The dump turned out to be slightly disappointing. Apart from the faintly creepy, exciting aura of death and typhus surrounding the goods it was pretty much like any old op shop, and even those elements were not as foreign to the second-hand process as one might wish.
Spotlight, on the other hand, was as exciting as any place is when one has a gift card to spend in it. I ended up buying several hmm-that-should-be-enough quantities of tulle, chocolate brown pinstriped fabric and slippery cream-coloured stuff in order to construct a semi-steampunk skirt and petticoat combo. It’ll be a sort of rockabilly-Victorian-hints-of-gothic-Lolita crossover object… I will be very interested in the result.
Helpdesk Man is off work for a few days and home due to a cancelled conference, so today we dropped the snortlepig off with his sister, who happens to be pregnant, and went out for lunch. I think we may have put said sister-in-law off parenthood for life: the pig apparently spent most of the visit wailing until she fell asleep on SIL’s knee, and when we came to pick her up SIL was pacing the driveway with the pig in a sling, waiting for us. Oops.

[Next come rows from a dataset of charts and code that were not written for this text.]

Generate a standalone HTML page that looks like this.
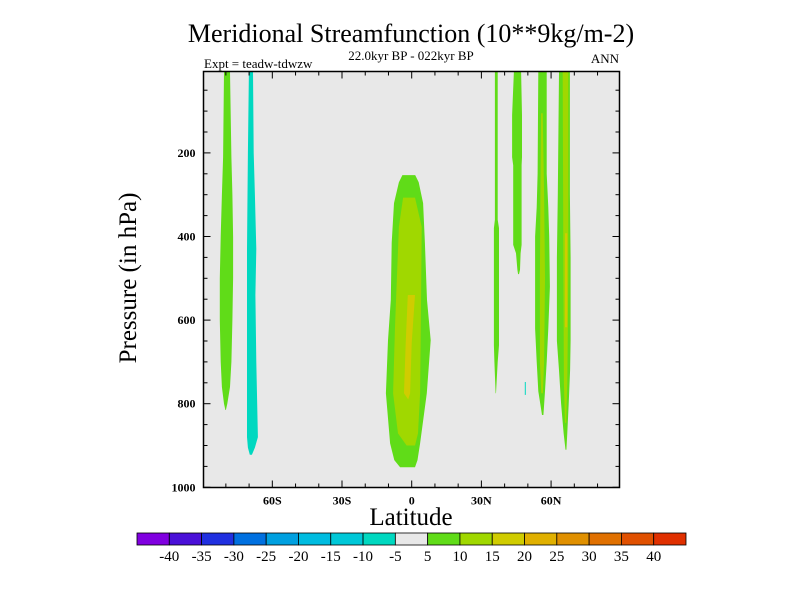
<!DOCTYPE html>
<html><head><meta charset="utf-8"><style>
body{margin:0;background:#fff;}
svg text{font-family:"Liberation Serif",serif;fill:#000;}
</style></head><body>
<svg width="800" height="600" viewBox="0 0 800 600" xmlns="http://www.w3.org/2000/svg">
<text x="411" y="42" font-size="26" text-anchor="middle">Meridional Streamfunction (10**9kg/m-2)</text>
<text x="411" y="60" font-size="13" text-anchor="middle">22.0kyr BP - 022kyr BP</text>
<text x="204" y="68" font-size="13">Expt = teadw-tdwzw</text>
<text x="619" y="63" font-size="13" text-anchor="end">ANN</text>
<text transform="translate(136,278) rotate(-90)" font-size="25" text-anchor="middle">Pressure (in hPa)</text>
<text x="411" y="525" font-size="25" text-anchor="middle">Latitude</text>
<g id="plot"></g>
<g id="cbar"></g>
</svg>
<script>
const latTicks=[-60,-30,0,30,60];
const latTickLabels=["60S","30S","0","30N","60N"];
const presTicks=[200,400,600,800,1000];
const levelLabels=["-40","-35","-30","-25","-20","-15","-10","-5","5","10","15","20","25","30","35","40"];
const levelColors=["#8000e0","#4a10d8","#2030e0","#0070e0","#00a0e0","#00bce0","#00c8d8","#00d8c0","#e8e8e8","#60dc18","#a0d800","#d0cc00","#e0b000","#e09000","#e07000","#e05000","#e03000"];
// each blob: level index + rows [pressure, latWest, latEast]
const blobLevels=[9,7,9,10,11,9,9,9,10,9,10,11,7];
const blobRows=[
[[4,-80.8,-78.2],[210,-81.2,-77.6],[300,-81.7,-77.2],[400,-82.2,-76.9],[500,-82.6,-76.9],[600,-82.6,-77.2],[700,-82.2,-77.6],[760,-81.7,-78.2],[800,-80.8,-79.4],[815,-80.2,-80.0]],
[[4,-70.1,-68.3],[200,-70.5,-68.0],[300,-70.7,-67.5],[430,-70.9,-66.9],[540,-70.9,-67.3],[700,-70.9,-66.9],[880,-70.9,-66.2],[905,-70.5,-67.5],[922,-69.7,-68.8]],
[[253,-4.0,1.5],[270,-5.5,3.0],[320,-7.6,4.9],[415,-8.6,5.7],[552,-9.0,6.6],[648,-10.2,8.2],[775,-11.1,6.5],[895,-9.3,3.6],[935,-7.5,2.5],[952,-5.0,1.4]],
[[307,-3.7,1.4],[377,-5.5,4.3],[617,-7.2,3.9],[775,-8.0,3.6],[871,-5.9,2.7],[900,-2.2,1.4]],
[[540,-1.7,1.4],[655,-2.6,0.0],[775,-3.3,-0.7],[790,-1.5,-1.5]],
[[4,35.8,37.0],[360,35.8,37.0],[380,35.4,37.6],[660,35.4,37.6],[700,35.6,37.0],[775,36.1,36.3]],
[[4,44.0,47.1],[110,43.2,47.5],[210,43.2,47.5],[230,43.7,47.3],[420,43.7,47.3],[440,44.9,46.9],[480,45.5,46.6],[490,45.8,46.2]],
[[4,54.5,58.1],[250,54.2,58.1],[330,53.8,58.8],[400,53.1,59.2],[520,53.1,59.5],[620,53.1,58.8],[700,53.8,58.1],[770,54.5,57.4],[810,55.6,56.9],[827,56.1,56.7]],
[[105,55.7,56.4],[300,55.4,57.0],[500,55.2,57.4],[700,55.2,57.0],[775,55.8,56.5]],
[[4,63.4,68.1],[300,62.9,68.1],[450,62.5,68.4],[650,62.5,68.4],[720,63.4,68.2],[800,64.3,67.6],[870,65.4,67.0],[910,66.2,66.6]],
[[4,65.0,67.4],[500,65.3,67.4],[750,65.5,67.0],[846,66.0,66.5]],
[[392,66.0,67.0],[617,66.0,67.0]],
[[748,48.7,49.1],[779,48.7,49.1]]
];
const NS="http://www.w3.org/2000/svg";
const X0=203.5,X1=619.5,Y0=71.5,Y1=487.5;
function xs(lat){return 411.7+(lat)*2.323;}
function ys(p){return 487.3-(1000-p)*0.418;}
function mk(tag,attrs,parent){const e=document.createElementNS(NS,tag);for(const k in attrs)e.setAttribute(k,attrs[k]);parent.appendChild(e);return e;}
const plot=document.getElementById('plot');
const bg=mk('rect',{x:X0,y:Y0,width:X1-X0,height:Y1-Y0,fill:'#e8e8e8'},plot);


blobRows.forEach((rows,i)=>{
  const left=rows.map(r=>xs(r[1]).toFixed(1)+','+Math.max(Y0,ys(r[0])).toFixed(1));
  const right=rows.slice().reverse().map(r=>xs(r[2]).toFixed(1)+','+Math.max(Y0,ys(r[0])).toFixed(1));
  const pg=mk('polygon',{points:left.concat(right).join(' '),fill:levelColors[blobLevels[i]]},plot);
  
  
});
const fr=mk('rect',{x:X0,y:Y0,width:X1-X0,height:Y1-Y0,fill:'none',stroke:'#000','stroke-width':1.5},plot);


// x ticks
for(let lat=-80;lat<=80;lat+=10){
  const major=lat%30===0;const L=major?7:4;const x=xs(lat);
  mk('line',{x1:x,x2:x,y1:Y1,y2:Y1-L,stroke:'#000'},plot);
  mk('line',{x1:x,x2:x,y1:Y0,y2:Y0+L,stroke:'#000'},plot);
}
latTicks.forEach((lat,i)=>{
  const t=mk('text',{x:xs(lat),y:Y1+17,'font-size':12,'font-weight':'bold','text-anchor':'middle'},plot);
  t.textContent=latTickLabels[i];
  
  
});
for(let p=50;p<=1000;p+=50){
  const major=p%200===0;const L=major?7:4;const y=ys(p);
  mk('line',{x1:X0,x2:X0+L,y1:y,y2:y,stroke:'#000'},plot);
  mk('line',{x1:X1,x2:X1-L,y1:y,y2:y,stroke:'#000'},plot);
}
presTicks.forEach(p=>{
  const t=mk('text',{x:X0-8,y:ys(p)+4,'font-size':12,'font-weight':'bold','text-anchor':'end'},plot);
  t.textContent=String(p);
  
  
});
// colorbar
const cb=document.getElementById('cbar');
const CX=137,CW=549,CY=533,CH=12,bw=CW/levelColors.length;
levelColors.forEach((c,i)=>{
  const r=mk('rect',{x:CX+i*bw,y:CY,width:bw,height:CH,fill:c,stroke:'#000','stroke-width':0.8},cb);
  
  
});
levelLabels.forEach((s,i)=>{
  const t=mk('text',{x:CX+(i+1)*bw,y:CY+28,'font-size':15,'text-anchor':'middle'},cb);
  t.textContent=s;
  
  
});
</script>
</body></html>
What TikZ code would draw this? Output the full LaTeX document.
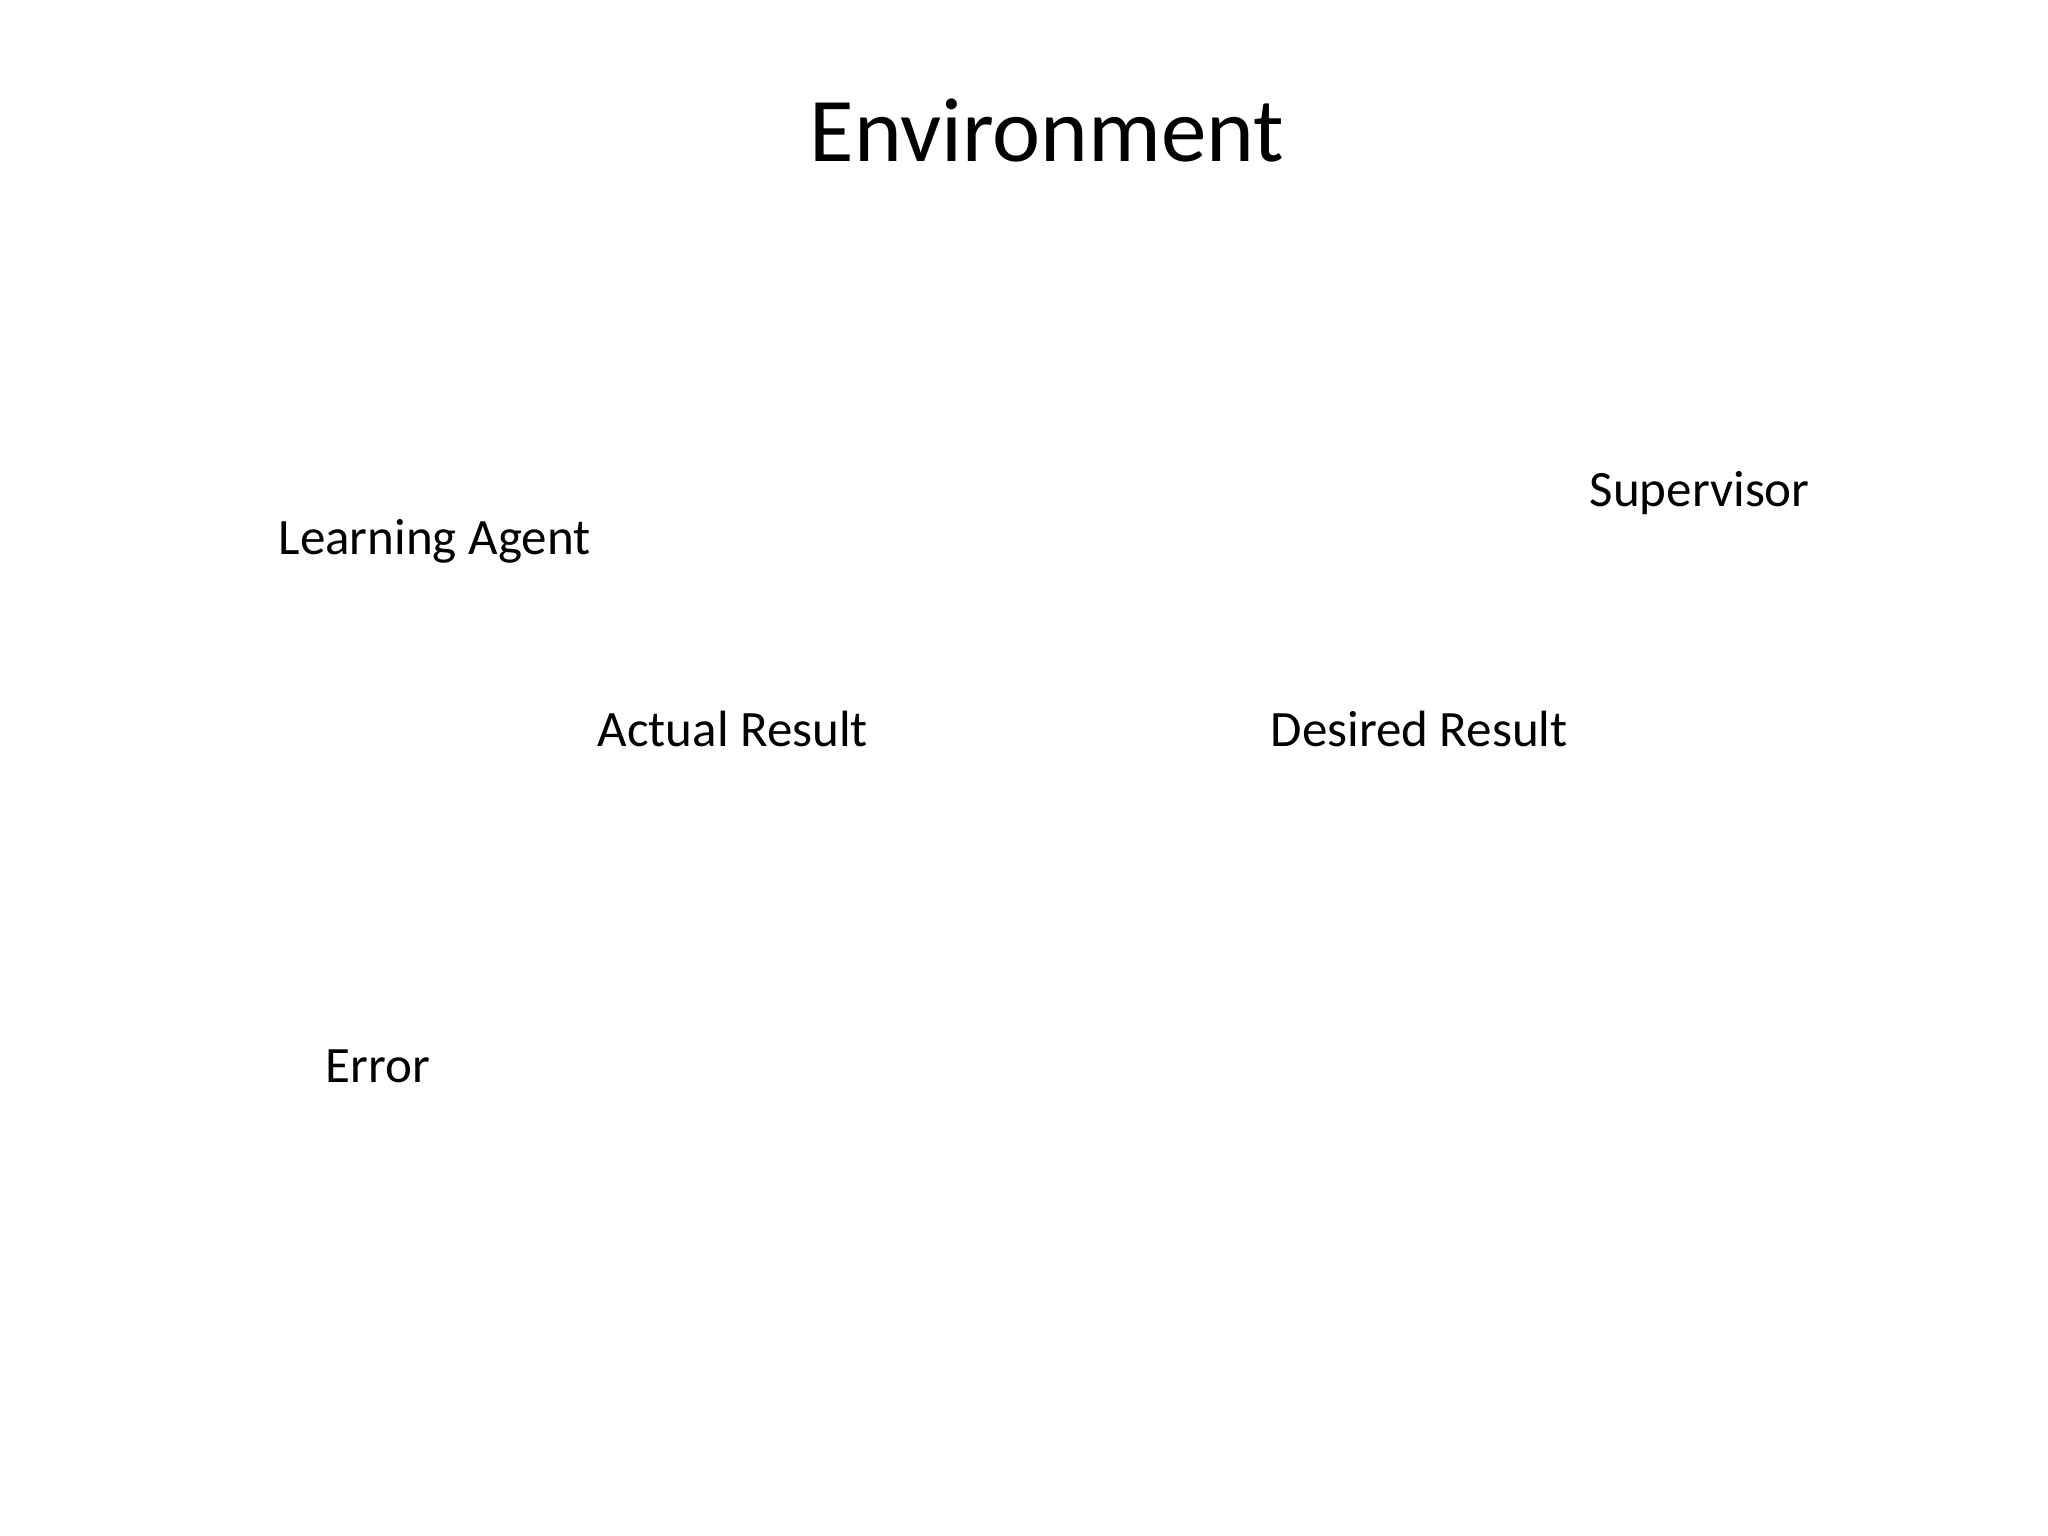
\documentclass[tikz,border=0pt]{standalone}
\usepackage{fontspec}
\setmainfont{Carlito}
\usetikzlibrary{positioning}
\tikzset{
    slide text/.style = {
        inner sep=0pt,
        anchor=base west,
        font=\fontsize{14.5pt}{17pt}\selectfont,
        },
    slide title/.style = {
        slide text,
        font=\fontsize{25.9pt}{30pt}\selectfont,
        },
}
\begin{document}
\begin{tikzpicture}[x=0.01cm, y=-0.01cm]
    % page
    \path[fill=white] (0,0) rectangle (2048,1536);

    % title
    \node [slide title] (env) at (809,161) {Environment};

    % labels
    \node [slide text] (agent) at (278,554) {Learning Agent};
    \node [slide text] (super) at (1589,506) {Supervisor};
    \node [slide text] (actual) at (597,746) {Actual Result};
    \node [slide text] (desired) at (1270,746) {Desired Result};
    \node [slide text] (err) at (325,1082) {Error};
\end{tikzpicture}
\end{document}
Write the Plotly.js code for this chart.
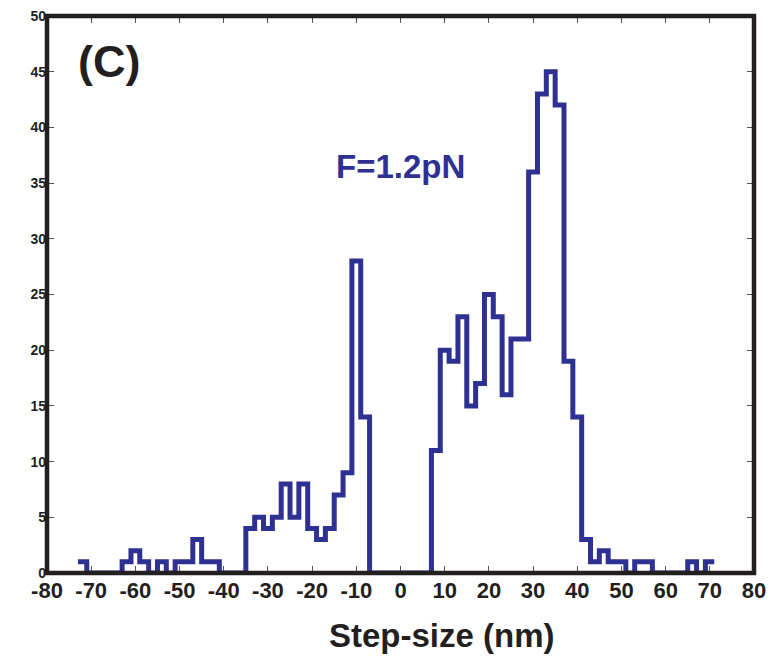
<!DOCTYPE html>
<html>
<head>
<meta charset="utf-8">
<script src="https://cdn.plot.ly/plotly-3.0.1.min.js"></script>
<style>html,body{margin:0;padding:0;background:#fff;}#chart{width:780px;height:656px;}</style>
</head>
<body>
<div id="chart"></div>
<script>
// Histogram bin centers (nm), bin width 2 nm
const binCenters = [-72,-70,-68,-66,-64,-62,-60,-58,-56,-54,-52,-50,-48,-46,-44,-42,-40,-38,-36,
  -34,-32,-30,-28,-26,-24,-22,-20,-18,-16,-14,-12,-10,-8,-6,-4,-2,0,2,4,6,
  8,10,12,14,16,18,20,22,24,26,28,30,32,34,36,38,40,42,44,46,48,50,52,54,56,58,60,62,64,66,68,70];
// Counts per bin
const counts = [1,0,0,0,0,1,2,1,0,1,0,1,1,3,1,1,0,0,0,
  4,5,4,5,8,5,8,4,3,4,7,9,28,14,0,0,0,0,0,0,0,
  11,20,19,23,15,17,25,23,16,21,21,36,43,45,42,19,14,3,1,2,1,1,0,1,1,0,0,0,0,1,0,1];
const binWidth = 2;
const xTicks = [-80,-70,-60,-50,-40,-30,-20,-10,0,10,20,30,40,50,60,70,80];
const yTicks = [0,5,10,15,20,25,30,35,40,45,50];
const forceLabel = "F=1.2pN";
const panelLabel = "(C)";
const xTitle = "Step-size (nm)";

// step outline: left edges + final right edge
const sx = binCenters.map(c => c - binWidth/2);
sx.push(binCenters[binCenters.length-1] + binWidth/2);
const sy = counts.slice();
sy.push(counts[counts.length-1]);

const blue = '#2E3192';
const ink = '#231F20';
const fam = 'Liberation Sans, Arial, Helvetica, sans-serif';

const trace = {
  x: sx, y: sy, type: 'scatter', mode: 'lines',
  line: {shape: 'hv', color: blue, width: 5},
  hoverinfo: 'skip'
};

const layout = {
  width: 780, height: 656,
  margin: {l: 47, r: 26, t: 16, b: 83},
  paper_bgcolor: '#fff', plot_bgcolor: '#fff',
  showlegend: false,
  xaxis: {
    range: [-80, 80], tickmode: 'array', tickvals: xTicks, ticktext: xTicks.map(String),
    ticks: 'inside', ticklen: 7, tickwidth: 1, tickcolor: '#555', mirror: 'ticks',
    showline: false, showgrid: false, zeroline: false, ticklabelstandoff: 2,
    tickfont: {family: fam, size: 22, color: ink, weight: 'bold'}
  },
  yaxis: {
    range: [0, 50], tickmode: 'array', tickvals: yTicks, ticktext: yTicks.map(String),
    ticks: 'inside', ticklen: 7, tickwidth: 1, tickcolor: '#555', mirror: 'ticks',
    showline: false, showgrid: false, zeroline: false,
    tickfont: {family: fam, size: 14, color: ink, weight: 'bold'}
  },
  shapes: [{
    type: 'rect', xref: 'paper', yref: 'paper', x0: 0, x1: 1, y0: 0, y1: 1,
    line: {color: ink, width: 4.5}, layer: 'above'
  }],
  annotations: [
    {text: panelLabel, xref: 'paper', yref: 'paper', x: 0.0884, y: 0.919,
     xanchor: 'center', yanchor: 'middle', showarrow: false,
     font: {family: fam, size: 45, color: ink, weight: 'bold'}},
    {text: forceLabel, xref: 'paper', yref: 'paper', x: 0.4995, y: 0.7307,
     xanchor: 'center', yanchor: 'middle', showarrow: false,
     font: {family: fam, size: 33, color: blue, weight: 'bold'}},
    {text: xTitle, xref: 'paper', yref: 'paper', x: 0.5585, y: -0.113,
     xanchor: 'center', yanchor: 'middle', showarrow: false,
     font: {family: fam, size: 33, color: ink, weight: 'bold'}}
  ]
};

Plotly.newPlot('chart', [trace], layout, {staticPlot: true, displayModeBar: false});
</script>
</body>
</html>
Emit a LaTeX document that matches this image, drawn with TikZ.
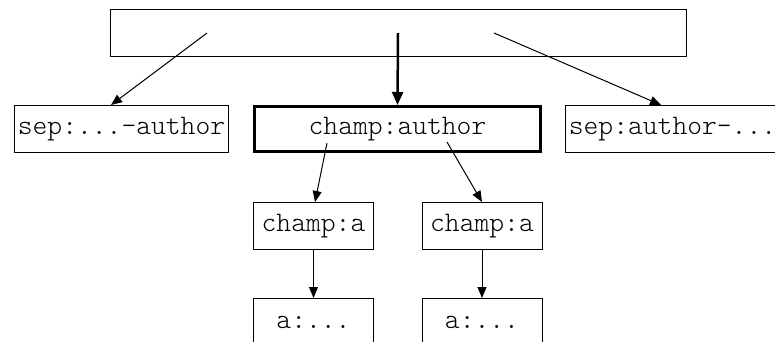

So anyway, do any of my Gentle Readers have a handle on the articles of war? ‘Cause I was pondering tonight with Helpdesk Man the ethics of assassinating Hitler - back in the day, obviously - and it came up. Is it considered kosher for a civilian to kill a non-civilian in a time of war? Say, if one were a good English Mrs Miniver type and Hitler turned up at your door wanting bacon and eggs: would it be considered your civic duty to clobber him with a frying pan, or would you be arrested (however half-heartedly) for murder if you did? I understand that military folk killing civilians is frowned on, obviously, but the other way round? It seems vaguely like terrorism to have non-military people killing military ones, but then, that doesn’t mean it’s necessarily a bad thing, innit. At least not in the case of Hitler. But then there are a lot of things which only seem to become ethical when applied to Hitler, and that is perhaps problematic. And what if it wasn’t Hitler himself, but a fresh-faced wet-behind-the-ears German soldier? Should he go into battle expecting housewives or farmers to shoot at him unexpectedly from behind mangold-wurzels?
Tricky thing, war. Still, a lot of very good songs came out of it.